A story in The Hartford Courant focuses on the Second Annual Lauren B. Dachs Chair in Science and Society Symposium, which this is year is titled “Protecting Great Apes: How Science and Ethics Contribute to Conservation.” The day-long symposium coincides with Earth Day and examines the science, conservation, and ethics surrounding the treatment of great apes, both in captivity and in the wild. The conference was organized by Lori Gruen, chair and associate professor of philosophy, associate professor of environmental studies, associate professor of feminist, gender and sexuality studies. Gruen is also teaching a course this semester titled “Primate Encounters” and has published a book Animals and Ethics.

Chenoweth: Nonviolent Uprisings Succeed Often

Writing for a recent issue of Sojourners, Erica Chenoweth, assistant professor of government, discusses how nonviolent uprisings, even in oppressive countries, succeed much more often that commonly thought. Chenoweth bases this assertion on exhaustive analysis of the success rates nonviolent uprisings versus armed uprisings from the early 1900s to present day.

Douglas J. Bennet ’59 Named to American Academy of Arts and Sciences

Former Wesleyan President Douglas J. Bennet '59.

Former Wesleyan President Douglas J. Bennet ’59 has been named a 2011 member of the American Academy of Arts and Sciences (AAAS).

As one of 212 new AAAS members, Bennet joins one of the world’s most prestigious honorary societies and leading centers for independent policy research.

“It is a privilege to honor these men and women for their extraordinary individual accomplishments,” said Leslie Berlowitz, Academy President and William T. Golden Chair. “The knowledge and expertise of our members give the Academy a unique capacity – and responsibility – to provide practical policy solutions to the pressing challenges of the day. We look forward to engaging our new members in this work.”

After earning a B.A. from Wesleyan, Bennet received a master’s degree from the University of California, Berkeley, and a Ph.D. in history from Harvard University. He is also the son of a Wesleyan alumnus and the father of two Wesleyan alumni.

Active in government service, Bennet was assistant secretary of state for international organization affairs when elected to the Wesleyan presidency. Prior to that he was the chief executive officer and president of National Public Radio (NPR) for ten years, during which the number of listeners tripled, the number of member stations doubled, and he raised enough funds so that NPR did not have to depend totally on federal money.

Prior to his years at NPR, he had been the assistant to the economic adviser for the Agency for International Development, special assistant to U.S. Ambassador to India Chester Bowles, assistant to Vice President Hubert H. Humphrey, assistant to Senators Thomas F. Eagleton and Abraham Ribicoff, assistant secretary for congressional relations in the State Department, and head of the Agency for International Development.

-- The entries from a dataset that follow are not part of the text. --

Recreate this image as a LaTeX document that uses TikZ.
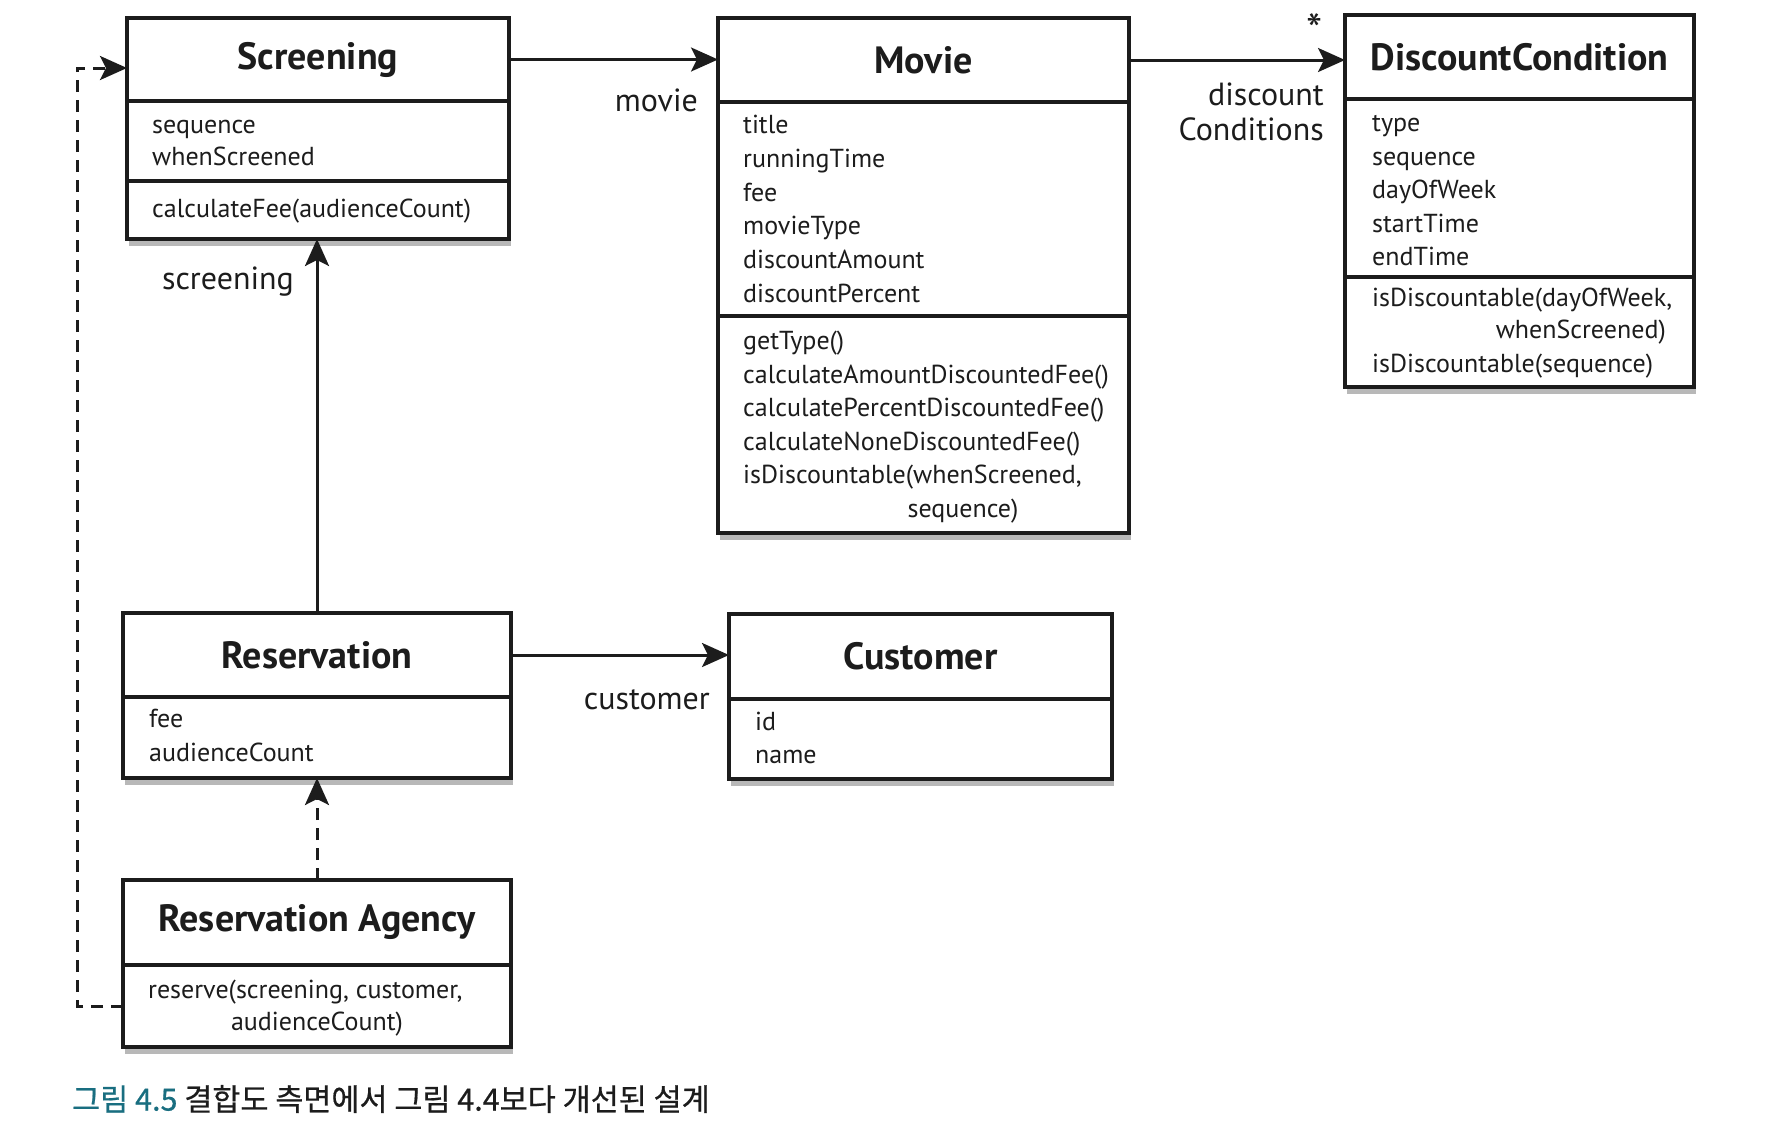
\documentclass[tikz,border=0pt]{standalone}
\usepackage{fontspec}
\setmainfont{PT Sans}
\newfontfamily\krfont[FakeBold=0.6]{Noto Sans CJK KR}
\usepackage{tikz}
\usetikzlibrary{
    positioning,   % Relative positioning
    arrows.meta,   % Modern arrow tips
    shadows,       % Drop shadows under the boxes
    calc           % Coordinate calculations
}
\definecolor{UmlInk}{RGB}{28, 28, 28}
\definecolor{CaptionTeal}{RGB}{25, 110, 128}

\tikzset{
    classpart/.style={draw=UmlInk, line width=3.5pt, fill=white, inner sep=0pt, outer sep=0pt,
        drop shadow={shadow xshift=2pt, shadow yshift=-7pt, fill=black, opacity=0.28}},
    classtitle/.style={font=\fontsize{38}{42}\selectfont\bfseries, text=UmlInk},
    member/.style={anchor=west, font=\fontsize{26}{34}\selectfont, text=UmlInk, inner sep=0pt,
        text height=19pt, text depth=6pt},
    rolelabel/.style={font=\fontsize{32}{35}\selectfont, text=UmlInk, inner sep=0pt, align=right},
    assoc/.style={line width=3pt, draw=UmlInk, -{Stealth[length=27pt, width=24pt, inset=6pt]}},
    depend/.style={assoc, dash pattern=on 12pt off 8pt},
}

\begin{document}
\begin{tikzpicture}[x=1pt, y=-1pt]
    \fill[white] (0,0) rectangle (1792,1120);
    \useasboundingbox (0,0) rectangle (1792,1120);

    % Screening
    \node[classpart, classtitle, minimum width=382pt, minimum height=83pt] (scrHead) at (318,59.5) {Screening};
    \node[classpart, minimum width=382pt, minimum height=80pt] (scrAttr) at (318,141) {};
    \node[classpart, minimum width=382pt, minimum height=58pt] (scrOps) at (318,210) {};
    \foreach \m [count=\i from 0] in {sequence, whenScreened}
        \node[member] (scrAttr-\i) at (152,127+32*\i) {\m};
    \node[member] (scrOp-0) at (152,211) {calculateFee(audienceCount)};

    % Movie
    \node[classpart, classtitle, minimum width=411pt, minimum height=84pt] (movHead) at (923.5,60) {Movie};
    \node[classpart, minimum width=411pt, minimum height=214pt] (movAttr) at (923.5,209) {};
    \node[classpart, minimum width=411pt, minimum height=217pt] (movOps) at (923.5,424.5) {};
    \foreach \m [count=\i from 0] in {title, runningTime, fee, movieType, discountAmount, discountPercent}
        \node[member] (movAttr-\i) at (743,127+33.8*\i) {\m};
    \foreach \m [count=\i from 0] in {getType(), calculateAmountDiscountedFee(), calculatePercentDiscountedFee(),
        calculateNoneDiscountedFee(), {isDiscountable(whenScreened,}}
        \node[member] (movOp-\i) at (743,343+33.6*\i) {\m};
    \node[member, anchor=center] (movOp-5) at (963,511) {sequence)};

    % DiscountCondition
    \node[classpart, classtitle, minimum width=349pt, minimum height=84pt] (dcHead) at (1519.5,57) {DiscountCondition};
    \node[classpart, minimum width=349pt, minimum height=178pt] (dcAttr) at (1519.5,188) {};
    \node[classpart, minimum width=349pt, minimum height=110pt] (dcOps) at (1519.5,332) {};
    \foreach \m [count=\i from 0] in {type, sequence, dayOfWeek, startTime, endTime}
        \node[member] (dcAttr-\i) at (1372,125+33.5*\i) {\m};
    \node[member] (dcOp-0) at (1372,300) {isDiscountable(dayOfWeek,};
    \node[member, anchor=east] (dcOp-1) at (1666,332) {whenScreened)};
    \node[member] (dcOp-2) at (1372,366) {isDiscountable(sequence)};

    % Reservation
    \node[classpart, classtitle, minimum width=388pt, minimum height=84pt] (resHead) at (317,655) {Reservation};
    \node[classpart, minimum width=388pt, minimum height=81pt] (resAttr) at (317,737.5) {};
    \foreach \m [count=\i from 0] in {fee, audienceCount}
        \node[member] (resAttr-\i) at (149,721+34*\i) {\m};

    % Customer
    \node[classpart, classtitle, minimum width=383pt, minimum height=85pt] (cusHead) at (920.5,656.5) {Customer};
    \node[classpart, minimum width=383pt, minimum height=80pt] (cusAttr) at (920.5,739) {};
    \foreach \m [count=\i from 0] in {id, name}
        \node[member] (cusAttr-\i) at (755,724+33*\i) {\m};

    % Reservation Agency
    \node[classpart, classtitle, minimum width=388pt, minimum height=85pt] (agHead) at (317,922.5) {Reservation Agency};
    \node[classpart, minimum width=388pt, minimum height=82pt] (agOps) at (317,1006) {};
    \node[member] (agOp-0) at (148,992) {reserve(screening, customer,};
    \node[member, anchor=center] (agOp-1) at (317,1024) {audienceCount)};

    % Associations
    \draw[assoc] (scrHead.east) -- (scrHead.east -| movHead.west);
    \draw[assoc] (movHead.east) -- (movHead.east -| dcHead.west);
    \draw[assoc] (resHead.north) -- (resHead.north |- scrOps.south);
    \draw[assoc] (resHead.east) -- (resHead.east -| cusHead.west);

    % Dependencies of the agency
    \draw[depend] (agHead.north) -- (agHead.north |- resAttr.south);
    \coordinate (bend) at (77,68);
    \draw[depend] (agOps.west) -| (bend) -- (bend -| scrHead.west);

    % Role names
    \node[rolelabel, anchor=east] (movieRole) at (698,100) {movie};
    \node[rolelabel, anchor=east] (discountRole) at (1324,112) {discount\\Conditions};
    \node[rolelabel] (manyMark) at (1315,30) {\fontsize{46}{46}\selectfont *};
    \node[rolelabel, anchor=east] (screeningRole) at (294,282) {screening};
    \node[rolelabel, anchor=east] (customerRole) at (710,700) {customer};

    % Caption
    \node[anchor=west, inner sep=0pt, font=\krfont\fontsize{30.5}{34}\selectfont, text=UmlInk] (caption) at (72,1099)
        {\textcolor{CaptionTeal}{그림 4.5}\ 결합도 측면에서 그림 4.4보다 개선된 설계};
\end{tikzpicture}
\end{document}
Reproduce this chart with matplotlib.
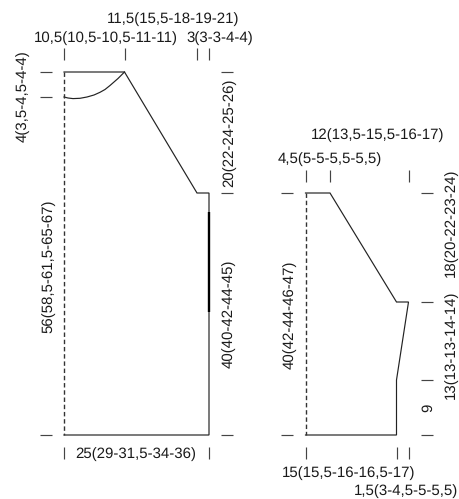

Bennet served as Wesleyan’s president from 1995 until 2007. While president he oversaw the $281 million Wesleyan Campaign, which enabled Wesleyan to add 20 new faculty positions, create 140 new scholarships, and established six endowed professorships. Bennet also presided over more than $200 million in construction and renovation projects on campus and the creation of the Green Street Arts Center in Middletown’s north end.

More information on the award and AAAS can be found here.

Reed Q and A Focuses on Works New and Old

The Hartford Courant profiled prolific author Kit Reed, resident writer, whose new book of short stories, What Wolves Know, has recently been published. Among other things, the article investigates Reed as a writer of “speculative fiction,” a description she thinks is apt. “What I deal in, I guess, is the plausible impossible, the very real present or near future in which things are just a ‘little bit’ different.” she says. “And, I’m afraid, things often go wrong.”